A very common problem with Format 2 and Nucleic Acid is using TABs instead of spaces in input file. The problem is that these formats specify starting column for each field. A TAB is a single character that occupies one column. However, it is usually rendered as 8 (or any number of -- this setting is user-definable) spaces on the screen. So for example, if a field is supposed to be in column 8, but there is a TAB instead of 8 spaces before it, the field looks like it starts in column 8 but it actually starts in column 2. When STARch tries to read the field, it will read the value in column 8, not 2. Since it's perfectly OK to omit some values, this may not cause an error.
In other words, if STARch runs into this problem, do not expect to see any meaningful error messages and/or output.

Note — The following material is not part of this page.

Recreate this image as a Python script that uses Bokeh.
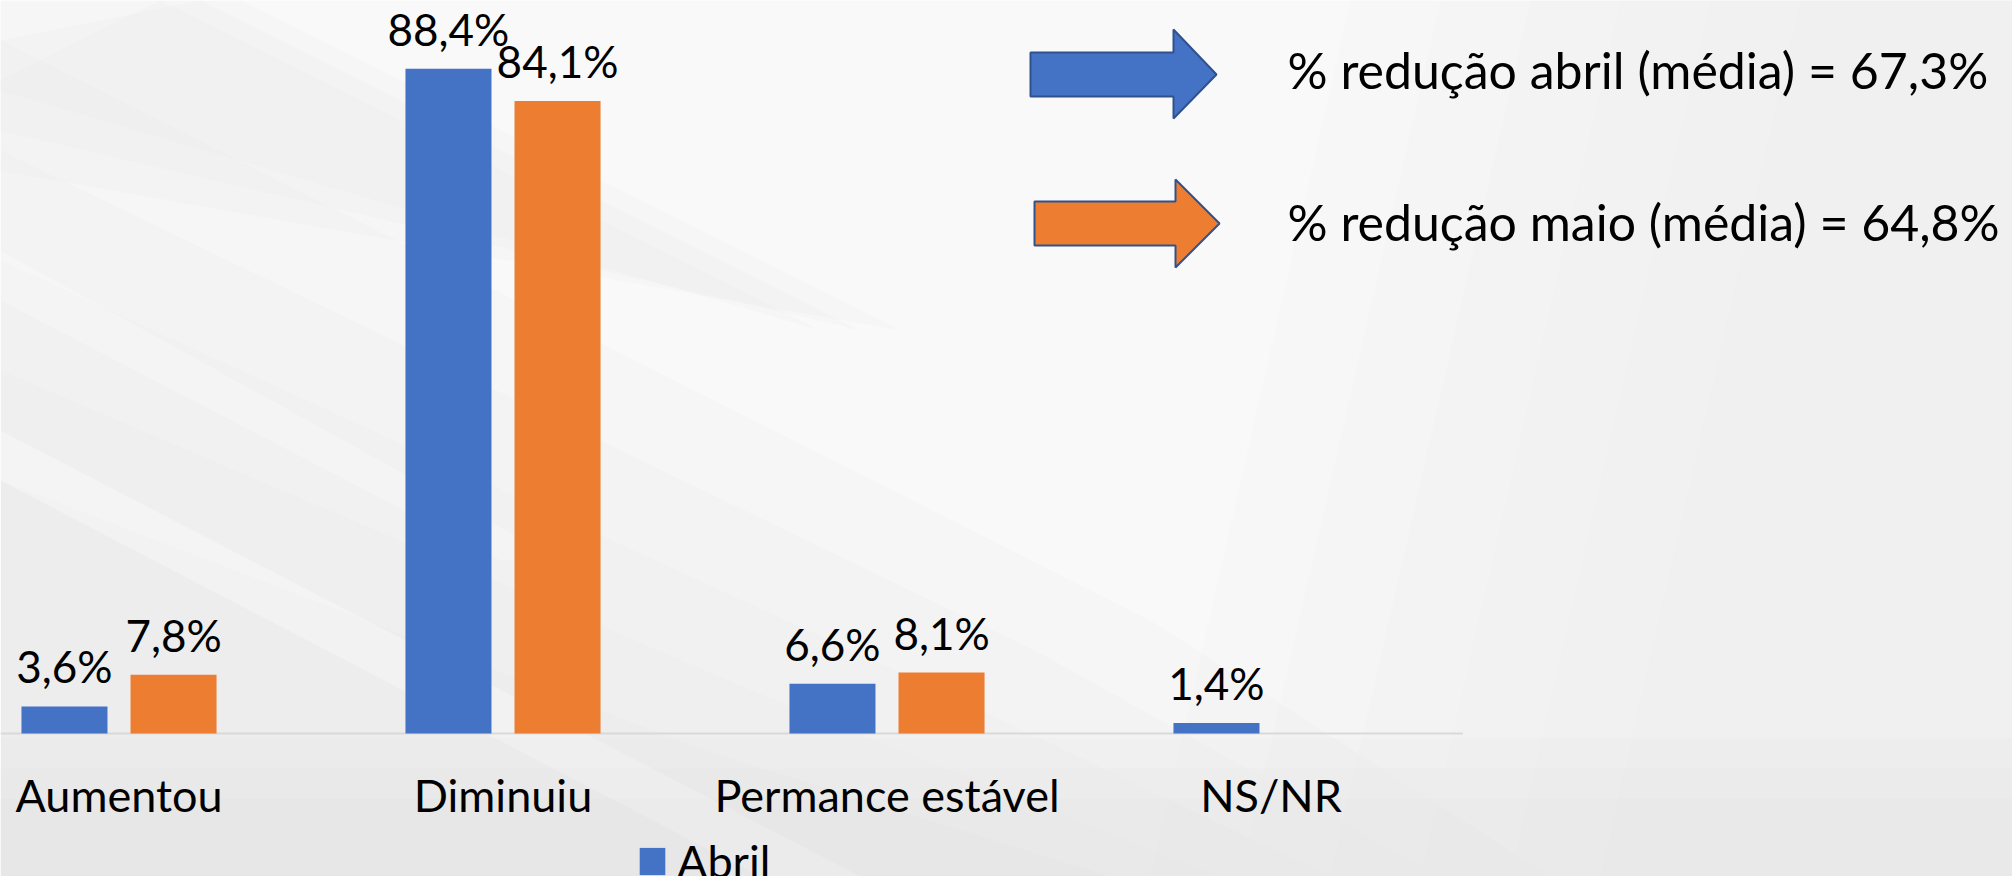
from bokeh.plotting import figure
from bokeh.models import Legend, LegendItem, Range1d
from bokeh.core.properties import value
from bokeh.embed import file_html
from bokeh.resources import INLINE
import math

# ---------------- data ----------------
categories = ["Aumentou", "Diminuiu", "Permance estável", "NS/NR"]
abril = [3.6, 88.4, 6.6, 1.4]
maio = [7.8, 84.1, 8.1, float("nan")]
series_names = ["Abril", "Maio"]
media_reducao = [67.3, 64.8]
media_meses = ["abril", "maio"]


def fmt(v):
    return f"{v:.1f}".replace(".", ",") + "%"


# ---------------- layout constants (pixels) ----------------
W, H = 2012, 876
CAT_PX = 384.0          # width of one category
X0_PX = 118.5           # centre of first category from left of figure
BASE_PX = 733.0         # baseline from top of figure
PPU = 7.52              # pixels per percentage point
x_start = -X0_PX / CAT_PX
x_end = x_start + W / CAT_PX
y_end = BASE_PX / PPU
y_start = -(H - BASE_PX) / PPU


def px(fx, fy):
    """figure pixel (from top-left) -> data coords."""
    return x_start + fx / CAT_PX, (BASE_PX - fy) / PPU


def poly(points):
    xs, ys = zip(*[px(a, b) for a, b in points])
    return list(xs), list(ys)


BLUE = "#4472C4"
ORANGE = "#ED7D31"
FONT = value("Lato")

p = figure(width=W, height=H, output_backend="svg", toolbar_location=None,
           x_range=Range1d(x_start, x_end), y_range=Range1d(y_start, y_end),
           min_border=0)
p.axis.visible = False
p.grid.visible = False
p.outline_line_color = None
p.background_fill_color = "#f9f9f9"
p.border_fill_color = "#f9f9f9"

# ---------------- background decoration (soft slide backdrop) ----------------
bg_shapes = []
# soft gray toward the lower-left, layered for a gradient feel
for k in range(5):
    d = 110 * k
    bg_shapes.append(([(0, 40 + d), (1150 - d, 620 + d * 0.3), (1550 - d, 876), (0, 876)], "#dcdcdc", 0.09))
# gray streaks top-left
for k in range(3):
    d = 40 * k
    bg_shapes.append(([(0, 0 + d), (240 - d, 0), (900 - d, 330), (0, 170 - d)], "#d4d4d4", 0.08))
# white streaks on the left
bg_shapes.append(([(0, 430), (0, 480), (760, 876), (860, 876)], "#ffffff", 0.3))
bg_shapes.append(([(0, 250), (0, 300), (500, 560), (560, 560)], "#ffffff", 0.25))
# gray gradient on the right side
for k in range(6):
    d = 90 * k
    bg_shapes.append(([(1350 + d, 0), (2012, 0), (2012, 876), (1150 + d, 876)], "#e2e2e2", 0.08))
# slightly darker band below the axis
for k in range(3):
    d = 30 * k
    bg_shapes.append(([(0, 738 + d), (2012, 738 + d), (2012, 876), (0, 876)], "#e0e0e0", 0.12))

for pts, col, a in bg_shapes:
    xs, ys = poly(pts)
    p.patch(xs, ys, fill_color=col, fill_alpha=a, line_color=None)

# ---------------- baseline ----------------
p.segment(x0=[x_start], y0=[0], x1=[len(categories) - 0.5], y1=[0],
          line_color="#d9d9d9", line_width=2)

# ---------------- bars ----------------
OFF = 0.142
BW = 0.224
xa = [i - OFF for i in range(len(categories))]
xm = [i + OFF for i in range(len(categories))]
r_abril = p.vbar(x=xa, top=abril, width=BW, fill_color=BLUE, line_color=None)
mx = [x for x, v in zip(xm, maio) if not math.isnan(v)]
mv = [v for v in maio if not math.isnan(v)]
r_maio = p.vbar(x=mx, top=mv, width=BW, fill_color=ORANGE, line_color=None)

# value labels
lab_kw = dict(text_align="center", text_baseline="alphabetic", y_offset=-40,
              text_font=FONT, text_font_size="44px", text_color="#000000")
p.text(x=xa, y=abril, text=[fmt(v) for v in abril], **lab_kw)
p.text(x=mx, y=mv, text=[fmt(v) for v in mv], **lab_kw)

# category labels
p.text(x=list(range(len(categories))), y=[0] * len(categories), text=categories,
       text_align="center", text_baseline="alphabetic", y_offset=61,
       text_font=FONT, text_font_size="45px", text_color="#000000")

# ---------------- arrows + average texts ----------------
arrows = [
    ([(1030, 52), (1173, 52), (1173, 29), (1216, 74), (1173, 118), (1173, 96), (1030, 96)], BLUE),
    ([(1034, 201), (1175, 201), (1175, 179), (1219, 223), (1175, 267), (1175, 245), (1034, 245)], ORANGE),
]
for pts, col in arrows:
    xs, ys = poly(pts)
    p.patch(xs, ys, fill_color=col, line_color="#2F528F", line_width=2)

tx, ty = zip(*[px(1287, 88), px(1287, 240)])
p.text(x=list(tx), y=list(ty),
       text=[f"% redução {m} (média) = {fmt(v)}" for m, v in zip(media_meses, media_reducao)],
       text_align="left", text_baseline="alphabetic", y_offset=-19,
       text_font=FONT, text_font_size="50px", text_color="#000000")

# ---------------- legend ----------------
legend = Legend(items=[LegendItem(label=series_names[0], renderers=[r_abril])],
                location=(636, -12), orientation="horizontal",
                glyph_width=32, glyph_height=34, label_standoff=9,
                label_text_font="Lato", label_text_font_size="45px",
                label_text_color="#000000",
                padding=0, margin=0, spacing=0,
                background_fill_alpha=0, border_line_alpha=0)
p.add_layout(legend)

open("out.html", "w").write(file_html(p, INLINE))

Space-delimited formats (Format 1 and Format 4) use standard Java string tokenizer to split input line into fields (tokens). The tokenizer treats consecutive whitespace characters as one big whitespace. That means you must put something (e.g. "n/a" or a dash) in place of missing value, except when missing value is the last one on the line. Otherwise chemical shift values will be assigned to wrong atoms.

STARch cannot identify input format from the input file. If you specify an incorrect input format, the error message you are most likely to get is about invalid field name.

With nomenclature conversions turned on, STARch will attempt to convert residue labels, atom names, and supply atom types for each residue and atom. If you specify an incorrect residue type, STARch will convert them incorrectly.
Also, residue type applies to the whole input file, so if the input contains a mix of different residue types, some may get incorrectly converted.